So I realize it has been a while since I have been in here. In my own defense, I have said this before. Most of the ideas I get come to me at work. Once I am home I feel like that kid Henry in that baseball movie “Rookie of the Year”. You know the point where he falls down and his arm strength disappears as strangely as it came, and that big guy at the plate is yelling at him, “you got nothing”. Any way that is why I haven’t been here.
I have been doing a lot of reading lately. I want, er, am going to be a writer, and they say that great writers read. So I have been doing plenty of that. The book “The Angel Inside” is an inspirational story of a young man on vacation in Italy and the man he meets. A man that sees his frustration with life, and his need for inspiration. It is the story of Michelangelo, Il Gigante, and creating beauty and power.
The author Chris Widener put quotes at the beginning of each chapter. I felt they were worthy putting in here.
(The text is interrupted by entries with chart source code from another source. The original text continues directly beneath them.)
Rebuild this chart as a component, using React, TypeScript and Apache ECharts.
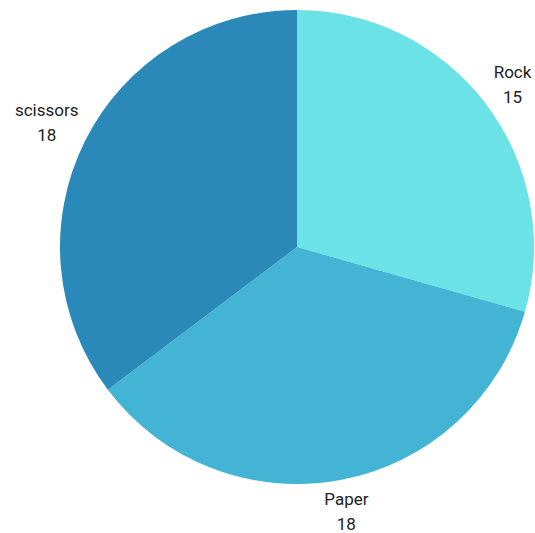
import React, { useEffect, useRef } from "react";
import * as echarts from "echarts";

const categories = ["Rock", "Paper", "scissors"];
const values = [15, 18, 18];
const colors = ["#6ae2e6", "#43b4d3", "#2a89b8"];

const CX = 297;
const CY = 247;
const R = 237;
const GAP = 3;

export default function App() {
  const ref = useRef<HTMLDivElement>(null);
  useEffect(() => {
    if (!ref.current) return;
    const chart = echarts.init(ref.current, undefined, { renderer: "svg" });
    const total = values.reduce((a, b) => a + b, 0);
    const mids: number[] = [];
    let acc = 0;
    values.forEach((v) => {
      mids.push(((acc + v / 2) / total) * Math.PI * 2);
      acc += v;
    });
    chart.setOption({
      animation: false,
      series: [
        {
          type: "pie",
          center: [CX, CY],
          radius: [0, R],
          startAngle: 90,
          clockwise: true,
          avoidLabelOverlap: false,
          data: categories.map((c, i) => ({
            name: c,
            value: values[i],
            itemStyle: { color: colors[i] },
          })),
          label: {
            show: true,
            position: "inside",
            formatter: "{b}\n{c}",
            color: "#222",
            fontSize: 17,
            lineHeight: 25,
            overflow: "none",
            fontFamily: "Roboto, 'Noto Sans', sans-serif",
            align: "center",
          },
          labelLine: { show: false },
          labelLayout: (params: any) => {
            const a = mids[params.dataIndex];
            const sx = Math.sin(a);
            const sy = -Math.cos(a);
            const w = params.labelRect.width;
            const h = params.labelRect.height;
            const d = R + GAP + Math.abs(sx) * (w / 2) + Math.abs(sy) * (h / 2);
            return {
              x: CX + sx * d,
              y: CY + sy * d,
              align: "center",
              verticalAlign: "middle",
            };
          },
          emphasis: { disabled: true },
        },
      ],
    });
    return () => chart.dispose();
  }, []);
  return (
    <div
      ref={ref}
      style={{ position: "fixed", left: 0, top: 0, width: 535, height: 533, background: "#fff" }}
    />
  );
}
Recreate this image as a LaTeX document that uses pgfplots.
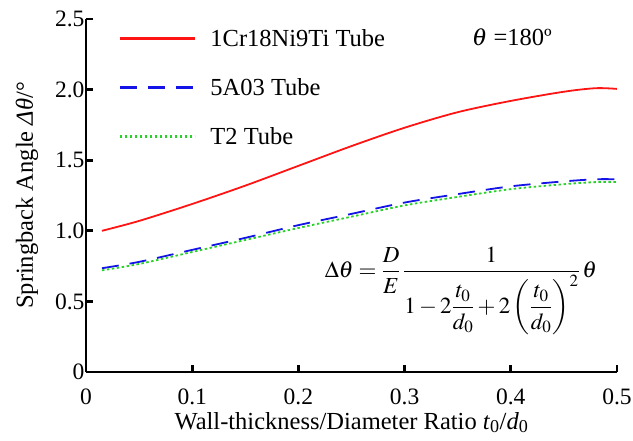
\documentclass[border=0pt]{standalone}
\usepackage{amsmath}
\usepackage{mathptmx}
\usepackage{fontspec}
\setmainfont{Liberation Serif}
\usepackage{pgfplots}
\pgfplotsset{compat=1.18}
\definecolor{tubered}{RGB}{255,20,20}
\definecolor{tubeblue}{RGB}{20,20,230}
\definecolor{tubegreen}{RGB}{40,210,40}

\begin{document}
\begin{tikzpicture}
\begin{axis}[
  scale only axis, width=531pt, height=353pt,
  xmin=0, xmax=0.5, ymin=0, ymax=2.5,
  axis x line*=bottom, axis y line*=left,
  x axis line style={line width=2.7pt, black},
  y axis line style={line width=2.7pt, black},
  every tick/.style={line width=2.7pt, black},
  tick align=inside, major tick length=7pt,
  xtick={0,0.1,0.2,0.3,0.4,0.5},
  xticklabels={0,0.1,0.2,0.3,0.4,0.5},
  ytick={0,0.5,1,1.5,2,2.5},
  yticklabels={0,0.5,1.0,1.5,2.0,2.5},
  every x tick label/.append style={font=\fontsize{23.5}{27}\selectfont, anchor=base, yshift=-32pt},
  every y tick label/.append style={font=\fontsize{23.5}{27}\selectfont, anchor=east, xshift=2pt},
  label style={font=\fontsize{24.5}{28}\selectfont},
  xlabel={Wall-thickness/Diameter Ratio \textit{t}\textsubscript{0}/\textit{d}\textsubscript{0}},
  ylabel={Springback Angle \textit{Δθ}/°},
  xlabel style={at={(axis description cs:0.5,-0.143)}, anchor=center},
  ylabel style={at={(axis description cs:-0.111,0.5)}, anchor=center},
  legend style={at={(0.055,0.983)}, anchor=north west, draw=none, fill=none,
    font=\fontsize{24.5}{28}\selectfont, row sep=26.5pt},
  legend cell align=left,
  legend image code/.code={\draw[#1, line width=2.4pt] (0pt,0pt) -- (75pt,0pt); \path (88pt,0pt);},
]
\addplot[tubered, line width=1.8pt, smooth] coordinates
  {(0.015,1.00)(0.05,1.07)(0.1,1.19)(0.15,1.32)(0.2,1.46)(0.25,1.60)
   (0.3,1.73)(0.35,1.84)(0.4,1.92)(0.45,1.985)(0.48,2.01)(0.5,2.005)};
\addlegendentry{1Cr18Ni9Ti Tube}
\addplot[tubeblue, line width=1.8pt, smooth, dash pattern=on 17pt off 11pt] coordinates
  {(0.015,0.735)(0.05,0.78)(0.1,0.865)(0.15,0.95)(0.2,1.04)(0.25,1.12)
   (0.3,1.20)(0.35,1.26)(0.4,1.315)(0.45,1.35)(0.48,1.365)(0.5,1.365)};
\addlegendentry{5A03 Tube}
\addplot[tubegreen, line width=1.8pt, smooth, dash pattern=on 2.5pt off 2.5pt] coordinates
  {(0.015,0.72)(0.05,0.765)(0.1,0.85)(0.15,0.935)(0.2,1.02)(0.25,1.10)
   (0.3,1.18)(0.35,1.24)(0.4,1.295)(0.45,1.33)(0.48,1.345)(0.5,1.345)};
\addlegendentry{T2 Tube}
\node[font=\fontsize{24.5}{28}\selectfont] at (axis cs:0.401,2.37) {$\theta$ =180º};
\node[font=\fontsize{23}{27}\selectfont] at (axis cs:0.353,0.574)
  {$\Delta\theta=\dfrac{D}{E}\,\dfrac{1}{1-2\dfrac{t_0}{d_0}+2\left(\dfrac{t_0}{d_0}\right)^{2}}\,\theta$};
\end{axis}
\pgfresetboundingbox
\path[use as bounding box] (-86pt,-68pt) rectangle (547pt,372pt);
\end{tikzpicture}
\end{document}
Chapter one: Finding the angel inside of you. “Every person has the tremendous capacity to be both king and warrior, a person of value and a person of accomplishment- of beauty and power.”
Chapter two: The power of following your passion. “There comes a time in every person’s life when they must decide whether they will follow what they want for their life, or what someone else wants for their life.”
Chapter three: Being confident in your strength. “If you are to be successful, you must find self-confidence in the things you do well, and then pursue them.”
Chapter four: Beauty through details. “The masters, the ones who succeeded tremendously and set the standard for others, are those who master the details.”
Chapter five: Your hand creates what your mind conceives. “Our worlds are created through the synchronization of the creative brilliance of the mind and the diligent steadiness of the hand.”
Chapter six: The importance of planning and preparation. “The lesson is not to move too fast. Fast enough to get where you want to be, but slow enough to do it right the first time.”
Chapter seven: All accomplishment starts with one swift action. “Action is the beginning of accomplishment. Without it, you have only wasted dreams and good intentions.”
Chapter eight: Embracing the stages of chipping, sculpting, sanding, and polishing. “We must go through the same progression. Chip away what doesn’t belong, sculpt our lives and give them form through the people we associate with and the information we take in, allow the rough spots of our lives be sanded away through adversity and suffering, and then only then, are we ready to be polished and let our power and beauty show in all of it’s glory.”
Chapter nine: Being content: Sometimes success takes years. “Sometimes success just takes years, it takes methodical action over time.”
Chapter ten: No one starts with the Sistine Chapel. “Live your life and do your work in the embodiment of excellence,and all the opportunities will flow your way. People cannot, they will not turn an eye away from excellence.”
The book was a mind opening experience and I would like to thank Chris Widener for his insight and wisdom.